This is debt advanced on traditional Project Finance principles:
- Lent against projected cash flows;
- Either pre-contracted offtake arrangements with credit-worthy offtaker or statistically predictable or provable retail offtake (e.g. toll road traffic, supported by traffic studies);
- Risk allocation to project parties, such as Engineering, Procurement and Construction contractor, Operator, etc; but…
- Usually no risk allocated to sponsor: Debt is non-recourse;
- Comprehensive due diligence process including technical, legal, insurance, tax and model audit;
- Complex legal documentation suite with back-to-back agreements.
Non-recourse debt is predicated upon the predictability and stability of the future cash flow stream, with the consequence that much time and effort goes into contracting away risk which may lead to the cessation of or volatility in such payment stream. This results in risk being allocated to as many third parties as possible outside of lenders and equity. A particular characteristic of such risk transfer is back-to-back provisions in the project contracts. For example, an event which gives rise to the offtaker gaining the right to terminate the offtake contract will usually be mirrored in the EPC and Operations and Maintenance (“O&M”) contracts, conferring the right to terminate such contracts upon the Project. Usually, and ideally, the threshold for obtaining such rights will be lower in the EPC and O&M contracts than the offtake contract.
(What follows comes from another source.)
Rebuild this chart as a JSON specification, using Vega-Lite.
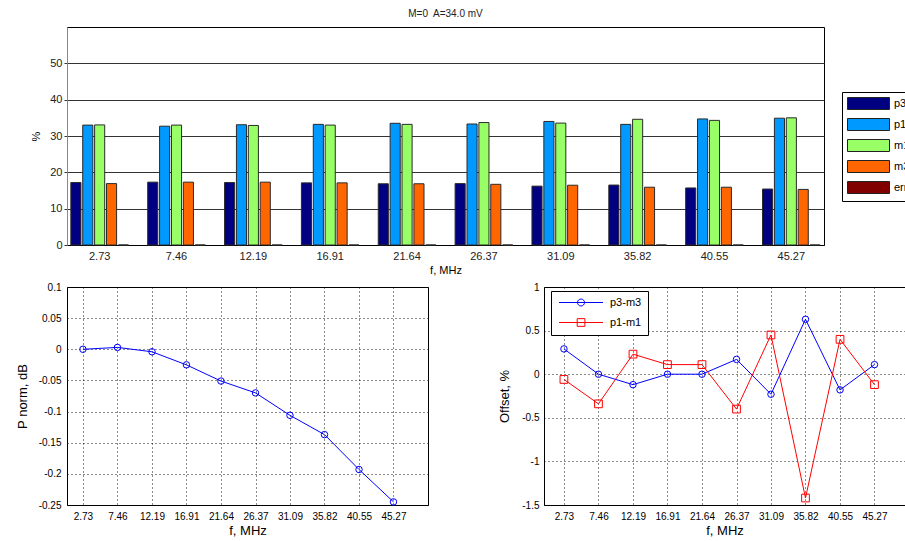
{
  "$schema": "https://vega.github.io/schema/vega-lite/v6.json",
  "autosize": {"type": "none"},
  "padding": {"left": 67, "top": 27, "right": 838, "bottom": 514},
  "background": "white",
  "bounds": "flush",
  "spacing": 42,
  "resolve": {"scale": {"color": "independent", "x": "independent", "y": "independent"}, "legend": {"color": "independent"}},
  "config": {
    "font": "Liberation Sans",
    "axis": {"labelFont": "Liberation Sans", "titleFont": "Liberation Sans", "titleFontWeight": "normal", "labelColor": "#000", "titleColor": "#000"},
    "legend": {"labelFont": "Liberation Sans", "labelColor": "#000"},
    "title": {"font": "Liberation Sans"},
    "view": {"stroke": "#000", "strokeWidth": 1}
  },
  "datasets": {
    "bars": [
      {"f": 2.73, "series": "p3", "value": 17.2}, {"f": 2.73, "series": "p1", "value": 33.0}, {"f": 2.73, "series": "m1", "value": 33.05}, {"f": 2.73, "series": "m3", "value": 16.9}, {"f": 2.73, "series": "err", "value": 0},
      {"f": 7.46, "series": "p3", "value": 17.3}, {"f": 7.46, "series": "p1", "value": 32.7}, {"f": 7.46, "series": "m1", "value": 33.0}, {"f": 7.46, "series": "m3", "value": 17.3}, {"f": 7.46, "series": "err", "value": 0},
      {"f": 12.19, "series": "p3", "value": 17.2}, {"f": 12.19, "series": "p1", "value": 33.1}, {"f": 12.19, "series": "m1", "value": 32.9}, {"f": 12.19, "series": "m3", "value": 17.3}, {"f": 12.19, "series": "err", "value": 0},
      {"f": 16.91, "series": "p3", "value": 17.1}, {"f": 16.91, "series": "p1", "value": 33.2}, {"f": 16.91, "series": "m1", "value": 33.0}, {"f": 16.91, "series": "m3", "value": 17.1}, {"f": 16.91, "series": "err", "value": 0},
      {"f": 21.64, "series": "p3", "value": 16.85}, {"f": 21.64, "series": "p1", "value": 33.5}, {"f": 21.64, "series": "m1", "value": 33.2}, {"f": 21.64, "series": "m3", "value": 16.85}, {"f": 21.64, "series": "err", "value": 0},
      {"f": 26.37, "series": "p3", "value": 16.9}, {"f": 26.37, "series": "p1", "value": 33.3}, {"f": 26.37, "series": "m1", "value": 33.7}, {"f": 26.37, "series": "m3", "value": 16.7}, {"f": 26.37, "series": "err", "value": 0},
      {"f": 31.09, "series": "p3", "value": 16.2}, {"f": 31.09, "series": "p1", "value": 34.0}, {"f": 31.09, "series": "m1", "value": 33.55}, {"f": 31.09, "series": "m3", "value": 16.45}, {"f": 31.09, "series": "err", "value": 0},
      {"f": 35.82, "series": "p3", "value": 16.5}, {"f": 35.82, "series": "p1", "value": 33.2}, {"f": 35.82, "series": "m1", "value": 34.6}, {"f": 35.82, "series": "m3", "value": 15.9}, {"f": 35.82, "series": "err", "value": 0},
      {"f": 40.55, "series": "p3", "value": 15.7}, {"f": 40.55, "series": "p1", "value": 34.7}, {"f": 40.55, "series": "m1", "value": 34.3}, {"f": 40.55, "series": "m3", "value": 15.9}, {"f": 40.55, "series": "err", "value": 0},
      {"f": 45.27, "series": "p3", "value": 15.4}, {"f": 45.27, "series": "p1", "value": 34.9}, {"f": 45.27, "series": "m1", "value": 35.0}, {"f": 45.27, "series": "m3", "value": 15.3}, {"f": 45.27, "series": "err", "value": 0}
    ],
    "pnorm": [
      {"f": 2.73, "p": 0}, {"f": 7.46, "p": 0.003}, {"f": 12.19, "p": -0.004}, {"f": 16.91, "p": -0.025}, {"f": 21.64, "p": -0.051},
      {"f": 26.37, "p": -0.07}, {"f": 31.09, "p": -0.106}, {"f": 35.82, "p": -0.137}, {"f": 40.55, "p": -0.193}, {"f": 45.27, "p": -0.245}
    ],
    "offsets": [
      {"f": 2.73, "series": "p3-m3", "offset": 0.29}, {"f": 7.46, "series": "p3-m3", "offset": 0}, {"f": 12.19, "series": "p3-m3", "offset": -0.12}, {"f": 16.91, "series": "p3-m3", "offset": 0}, {"f": 21.64, "series": "p3-m3", "offset": 0},
      {"f": 26.37, "series": "p3-m3", "offset": 0.17}, {"f": 31.09, "series": "p3-m3", "offset": -0.23}, {"f": 35.82, "series": "p3-m3", "offset": 0.63}, {"f": 40.55, "series": "p3-m3", "offset": -0.18}, {"f": 45.27, "series": "p3-m3", "offset": 0.11},
      {"f": 2.73, "series": "p1-m1", "offset": -0.06}, {"f": 7.46, "series": "p1-m1", "offset": -0.34}, {"f": 12.19, "series": "p1-m1", "offset": 0.23}, {"f": 16.91, "series": "p1-m1", "offset": 0.11}, {"f": 21.64, "series": "p1-m1", "offset": 0.11},
      {"f": 26.37, "series": "p1-m1", "offset": -0.4}, {"f": 31.09, "series": "p1-m1", "offset": 0.45}, {"f": 35.82, "series": "p1-m1", "offset": -1.42}, {"f": 40.55, "series": "p1-m1", "offset": 0.4}, {"f": 45.27, "series": "p1-m1", "offset": -0.12}
    ]
  },
  "vconcat": [
    {
      "title": {"text": "M=0\u00a0 A=34.0 mV", "fontSize": 10, "fontWeight": "normal", "color": "#222", "offset": 8, "anchor": "middle"},
      "width": 757,
      "height": 218,
      "data": {"name": "bars"},
      "mark": {"type": "bar", "stroke": "#2a2a2a", "strokeWidth": 1},
      "encoding": {
        "x": {
          "field": "f", "type": "ordinal",
          "scale": {"paddingInner": 0.25, "paddingOuter": 0.05},
          "axis": {"title": "f, MHz", "labelAngle": 0, "ticks": false, "domainColor": "#000", "labelFontSize": 11, "labelPadding": 5, "titleFontSize": 11, "titlePadding": 3, "labelColor": "#222"}
        },
        "xOffset": {"field": "series", "type": "nominal", "sort": ["p3", "p1", "m1", "m3", "err"], "scale": {"paddingInner": 0.15, "paddingOuter": 0}},
        "y": {
          "field": "value", "type": "quantitative",
          "scale": {"domain": [0, 60], "nice": false},
          "axis": {"values": [0, 10, 20, 30, 40, 50], "title": "%", "grid": true, "gridColor": "#333", "gridWidth": 1, "domainColor": "#888", "tickSize": 3, "tickColor": "#333", "labelPadding": 2, "labelFontSize": 11, "titleFontSize": 11, "titlePadding": 8, "labelColor": "#222"}
        },
        "color": {
          "field": "series", "type": "nominal",
          "scale": {"domain": ["p3", "p1", "m1", "m3", "err"], "range": ["#000080", "#0099ff", "#99ff66", "#ff6600", "#800000"]},
          "legend": {
            "title": null, "orient": "none", "legendX": 775, "legendY": 65,
            "symbolType": "M-1,-1H6V1H-1Z", "symbolSize": 144, "symbolStrokeWidth": 1, "symbolStrokeColor": "#222", "symbolOpacity": 1,
            "labelOffset": 34, "labelFontSize": 11, "rowPadding": 4, "padding": 5,
            "strokeColor": "#000", "fillColor": "#fff",
            "encode": {"symbols": {"update": {"stroke": {"value": "#222"}, "strokeWidth": {"value": 1}}}}
          }
        }
      }
    },
    {
      "bounds": "flush",
      "spacing": 116,
      "resolve": {"scale": {"color": "independent", "x": "independent", "y": "independent"}, "legend": {"color": "independent"}},
      "hconcat": [
        {
          "width": 361,
          "height": 218,
          "data": {"name": "pnorm"},
          "encoding": {
            "x": {
              "field": "f", "type": "quantitative",
              "scale": {"domain": [0.548, 50], "nice": false, "zero": false},
              "axis": {"title": "f, MHz", "values": [2.73, 7.46, 12.19, 16.91, 21.64, 26.37, 31.09, 35.82, 40.55, 45.27], "labelExpr": "'' + datum.value", "grid": true, "gridColor": "#000", "gridDash": [1, 3], "gridOpacity": 0.9, "ticks": false, "domain": false, "labelFontSize": 10, "labelPadding": 6, "titleFontSize": 13, "titlePadding": 3}
            },
            "y": {
              "field": "p", "type": "quantitative",
              "scale": {"domain": [-0.25, 0.1], "nice": false, "zero": false},
              "axis": {"title": "P norm, dB", "values": [-0.25, -0.2, -0.15, -0.1, -0.05, 0, 0.05, 0.1], "labelExpr": "'' + datum.value", "grid": true, "gridColor": "#000", "gridDash": [1, 3], "gridOpacity": 0.9, "ticks": false, "domain": false, "labelFontSize": 10, "labelPadding": 6, "titleFontSize": 13, "titlePadding": 9}
            }
          },
          "layer": [
            {"mark": {"type": "line", "color": "#0000ff", "strokeWidth": 1}},
            {"mark": {"type": "point", "shape": "circle", "filled": false, "color": "#0000ff", "size": 42, "strokeWidth": 1, "opacity": 1}}
          ]
        },
        {
          "width": 361,
          "height": 218,
          "data": {"name": "offsets"},
          "encoding": {
            "x": {
              "field": "f", "type": "quantitative",
              "scale": {"domain": [0, 49.45], "nice": false, "zero": false},
              "axis": {"title": "f, MHz", "values": [2.73, 7.46, 12.19, 16.91, 21.64, 26.37, 31.09, 35.82, 40.55, 45.27], "labelExpr": "'' + datum.value", "grid": true, "gridColor": "#000", "gridDash": [1, 3], "gridOpacity": 0.9, "ticks": false, "domain": false, "labelFontSize": 10, "labelPadding": 6, "titleFontSize": 13, "titlePadding": 3}
            },
            "y": {
              "field": "offset", "type": "quantitative",
              "scale": {"domain": [-1.5, 1], "nice": false, "zero": false},
              "axis": {"title": "Offset, %", "values": [-1.5, -1, -0.5, 0, 0.5, 1], "labelExpr": "'' + datum.value", "grid": true, "gridColor": "#000", "gridDash": [1, 3], "gridOpacity": 0.9, "ticks": false, "domain": false, "labelFontSize": 10, "labelPadding": 5, "titleFontSize": 13, "titlePadding": 10}
            },
            "color": {
              "field": "series", "type": "nominal",
              "scale": {"domain": ["p3-m3", "p1-m1"], "range": ["#0000ff", "#ff0000"]},
              "legend": {
                "title": null, "orient": "none", "legendX": 7, "legendY": 4,
                "symbolType": "M-1,0H11.57M6.29,0A1,1,0,1,1,4.29,0A1,1,0,1,1,6.29,0",
                "symbolSize": 49, "symbolStrokeWidth": 1, "labelOffset": 42, "labelFontSize": 11, "rowPadding": 8, "padding": 6,
                "strokeColor": "#000", "fillColor": "#fff",
                "encode": {"symbols": {"update": {
                  "shape": {"signal": "datum.value === 'p3-m3' ? 'M-1,0H11.57M6.29,0A1,1,0,1,1,4.29,0A1,1,0,1,1,6.29,0' : 'M-1,0H11.57M4.2,-1.1H6.4V1.1H4.2Z'"},
                  "fill": {"value": "transparent"},
                  "strokeWidth": {"value": 1},
                  "opacity": {"value": 1}
                }}}
              }
            }
          },
          "layer": [
            {"mark": {"type": "line", "strokeWidth": 1}},
            {
              "transform": [{"filter": "datum.series === 'p3-m3'"}],
              "mark": {"type": "point", "shape": "circle", "filled": false, "size": 42, "strokeWidth": 1, "opacity": 1}
            },
            {
              "transform": [{"filter": "datum.series === 'p1-m1'"}],
              "mark": {"type": "point", "shape": "square", "filled": false, "size": 60, "strokeWidth": 1, "opacity": 1}
            }
          ]
        }
      ]
    }
  ]
}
Maximum liability for equity investors in a non-recourse financing is limited to their investment, while there may be carve outs to such limitation of liability in a limited-recourse financing.
A typical project structure is as below. Blocks represent parties, while arrows represent contracts and therefore contractual relationships.

Non- and limited-recourse debt is typically documentation-intensive, and the project documents and finance agreements are often voluminous.